> **Data**
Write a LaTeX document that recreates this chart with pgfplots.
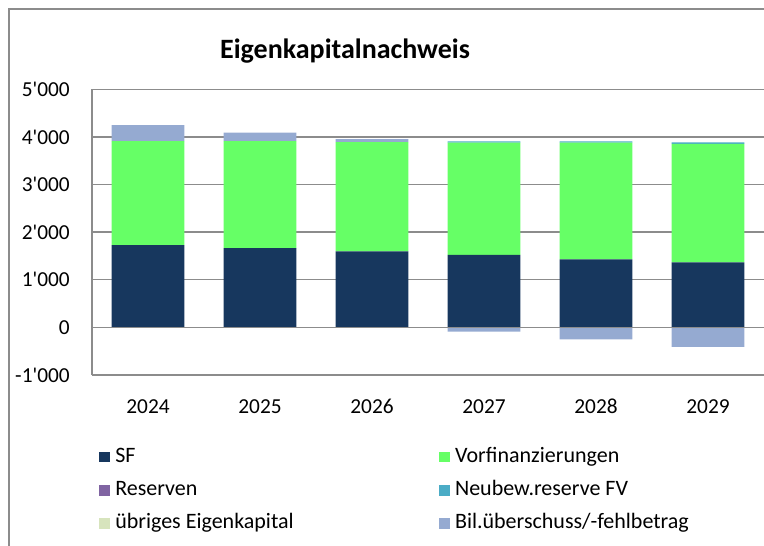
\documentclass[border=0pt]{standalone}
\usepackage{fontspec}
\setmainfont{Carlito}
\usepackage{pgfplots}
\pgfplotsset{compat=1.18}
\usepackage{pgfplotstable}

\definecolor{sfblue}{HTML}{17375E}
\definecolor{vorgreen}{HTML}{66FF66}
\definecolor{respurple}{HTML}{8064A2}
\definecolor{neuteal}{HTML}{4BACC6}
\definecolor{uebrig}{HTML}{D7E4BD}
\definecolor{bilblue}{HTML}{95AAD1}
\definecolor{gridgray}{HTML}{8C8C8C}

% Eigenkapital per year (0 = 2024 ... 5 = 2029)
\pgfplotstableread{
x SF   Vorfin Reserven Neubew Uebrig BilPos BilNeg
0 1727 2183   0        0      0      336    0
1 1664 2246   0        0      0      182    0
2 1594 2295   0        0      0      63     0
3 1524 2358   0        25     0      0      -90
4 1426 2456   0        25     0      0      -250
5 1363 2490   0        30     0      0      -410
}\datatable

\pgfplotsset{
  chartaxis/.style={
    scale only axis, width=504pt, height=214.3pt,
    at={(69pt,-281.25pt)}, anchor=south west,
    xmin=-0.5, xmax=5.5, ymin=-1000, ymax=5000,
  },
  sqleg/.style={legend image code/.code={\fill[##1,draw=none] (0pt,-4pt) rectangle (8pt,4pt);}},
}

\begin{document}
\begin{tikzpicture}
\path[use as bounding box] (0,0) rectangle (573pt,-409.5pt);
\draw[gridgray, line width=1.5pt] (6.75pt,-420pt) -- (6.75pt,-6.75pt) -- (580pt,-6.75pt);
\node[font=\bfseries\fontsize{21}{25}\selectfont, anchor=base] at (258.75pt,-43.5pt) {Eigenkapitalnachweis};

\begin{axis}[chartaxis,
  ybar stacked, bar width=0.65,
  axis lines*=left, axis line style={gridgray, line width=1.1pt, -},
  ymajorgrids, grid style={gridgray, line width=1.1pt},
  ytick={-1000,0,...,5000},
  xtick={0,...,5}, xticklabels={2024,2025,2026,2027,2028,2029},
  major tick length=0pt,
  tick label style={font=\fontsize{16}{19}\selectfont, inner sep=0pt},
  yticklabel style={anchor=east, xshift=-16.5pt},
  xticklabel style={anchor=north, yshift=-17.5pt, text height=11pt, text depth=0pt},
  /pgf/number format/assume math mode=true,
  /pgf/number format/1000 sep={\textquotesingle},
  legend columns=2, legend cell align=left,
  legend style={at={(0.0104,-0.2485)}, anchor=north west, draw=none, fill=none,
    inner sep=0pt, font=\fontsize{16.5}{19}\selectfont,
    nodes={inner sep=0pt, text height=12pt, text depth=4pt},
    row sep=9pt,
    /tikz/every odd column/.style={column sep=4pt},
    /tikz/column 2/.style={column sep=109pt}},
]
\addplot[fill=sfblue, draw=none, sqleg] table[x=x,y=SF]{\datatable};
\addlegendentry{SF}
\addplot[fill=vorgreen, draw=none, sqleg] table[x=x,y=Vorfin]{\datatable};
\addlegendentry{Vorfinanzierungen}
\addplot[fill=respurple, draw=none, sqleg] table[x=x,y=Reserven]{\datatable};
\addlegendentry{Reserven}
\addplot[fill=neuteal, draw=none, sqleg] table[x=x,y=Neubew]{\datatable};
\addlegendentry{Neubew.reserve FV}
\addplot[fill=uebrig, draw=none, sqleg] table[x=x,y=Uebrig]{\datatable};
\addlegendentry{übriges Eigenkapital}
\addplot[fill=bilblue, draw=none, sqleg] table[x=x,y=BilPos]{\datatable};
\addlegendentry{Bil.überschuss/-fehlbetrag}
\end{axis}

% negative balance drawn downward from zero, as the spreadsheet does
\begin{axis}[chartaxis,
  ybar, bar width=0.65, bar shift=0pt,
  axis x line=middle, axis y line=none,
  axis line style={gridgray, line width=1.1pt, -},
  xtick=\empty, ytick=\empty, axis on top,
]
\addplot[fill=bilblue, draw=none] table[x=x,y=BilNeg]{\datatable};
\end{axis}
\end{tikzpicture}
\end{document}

> **Directions for this task**
Take the data above and repeat it exactly, leaving each picture out.

> **Exercise solution**
Write a LaTeX document that recreates this chart with pgfplots.
\documentclass[border=0pt]{standalone}
\usepackage{fontspec}
\setmainfont{Carlito}
\usepackage{pgfplots}
\pgfplotsset{compat=1.18}
\usepackage{pgfplotstable}

\definecolor{sfblue}{HTML}{17375E}
\definecolor{vorgreen}{HTML}{66FF66}
\definecolor{respurple}{HTML}{8064A2}
\definecolor{neuteal}{HTML}{4BACC6}
\definecolor{uebrig}{HTML}{D7E4BD}
\definecolor{bilblue}{HTML}{95AAD1}
\definecolor{gridgray}{HTML}{8C8C8C}

% Eigenkapital per year (0 = 2024 ... 5 = 2029)
\pgfplotstableread{
x SF   Vorfin Reserven Neubew Uebrig BilPos BilNeg
0 1727 2183   0        0      0      336    0
1 1664 2246   0        0      0      182    0
2 1594 2295   0        0      0      63     0
3 1524 2358   0        25     0      0      -90
4 1426 2456   0        25     0      0      -250
5 1363 2490   0        30     0      0      -410
}\datatable

\pgfplotsset{
  chartaxis/.style={
    scale only axis, width=504pt, height=214.3pt,
    at={(69pt,-281.25pt)}, anchor=south west,
    xmin=-0.5, xmax=5.5, ymin=-1000, ymax=5000,
  },
  sqleg/.style={legend image code/.code={\fill[##1,draw=none] (0pt,-4pt) rectangle (8pt,4pt);}},
}

\begin{document}
\begin{tikzpicture}
\path[use as bounding box] (0,0) rectangle (573pt,-409.5pt);
\draw[gridgray, line width=1.5pt] (6.75pt,-420pt) -- (6.75pt,-6.75pt) -- (580pt,-6.75pt);
\node[font=\bfseries\fontsize{21}{25}\selectfont, anchor=base] at (258.75pt,-43.5pt) {Eigenkapitalnachweis};

\begin{axis}[chartaxis,
  ybar stacked, bar width=0.65,
  axis lines*=left, axis line style={gridgray, line width=1.1pt, -},
  ymajorgrids, grid style={gridgray, line width=1.1pt},
  ytick={-1000,0,...,5000},
  xtick={0,...,5}, xticklabels={2024,2025,2026,2027,2028,2029},
  major tick length=0pt,
  tick label style={font=\fontsize{16}{19}\selectfont, inner sep=0pt},
  yticklabel style={anchor=east, xshift=-16.5pt},
  xticklabel style={anchor=north, yshift=-17.5pt, text height=11pt, text depth=0pt},
  /pgf/number format/assume math mode=true,
  /pgf/number format/1000 sep={\textquotesingle},
  legend columns=2, legend cell align=left,
  legend style={at={(0.0104,-0.2485)}, anchor=north west, draw=none, fill=none,
    inner sep=0pt, font=\fontsize{16.5}{19}\selectfont,
    nodes={inner sep=0pt, text height=12pt, text depth=4pt},
    row sep=9pt,
    /tikz/every odd column/.style={column sep=4pt},
    /tikz/column 2/.style={column sep=109pt}},
]
\addplot[fill=sfblue, draw=none, sqleg] table[x=x,y=SF]{\datatable};
\addlegendentry{SF}
\addplot[fill=vorgreen, draw=none, sqleg] table[x=x,y=Vorfin]{\datatable};
\addlegendentry{Vorfinanzierungen}
\addplot[fill=respurple, draw=none, sqleg] table[x=x,y=Reserven]{\datatable};
\addlegendentry{Reserven}
\addplot[fill=neuteal, draw=none, sqleg] table[x=x,y=Neubew]{\datatable};
\addlegendentry{Neubew.reserve FV}
\addplot[fill=uebrig, draw=none, sqleg] table[x=x,y=Uebrig]{\datatable};
\addlegendentry{übriges Eigenkapital}
\addplot[fill=bilblue, draw=none, sqleg] table[x=x,y=BilPos]{\datatable};
\addlegendentry{Bil.überschuss/-fehlbetrag}
\end{axis}

% negative balance drawn downward from zero, as the spreadsheet does
\begin{axis}[chartaxis,
  ybar, bar width=0.65, bar shift=0pt,
  axis x line=middle, axis y line=none,
  axis line style={gridgray, line width=1.1pt, -},
  xtick=\empty, ytick=\empty, axis on top,
]
\addplot[fill=bilblue, draw=none] table[x=x,y=BilNeg]{\datatable};
\end{axis}
\end{tikzpicture}
\end{document}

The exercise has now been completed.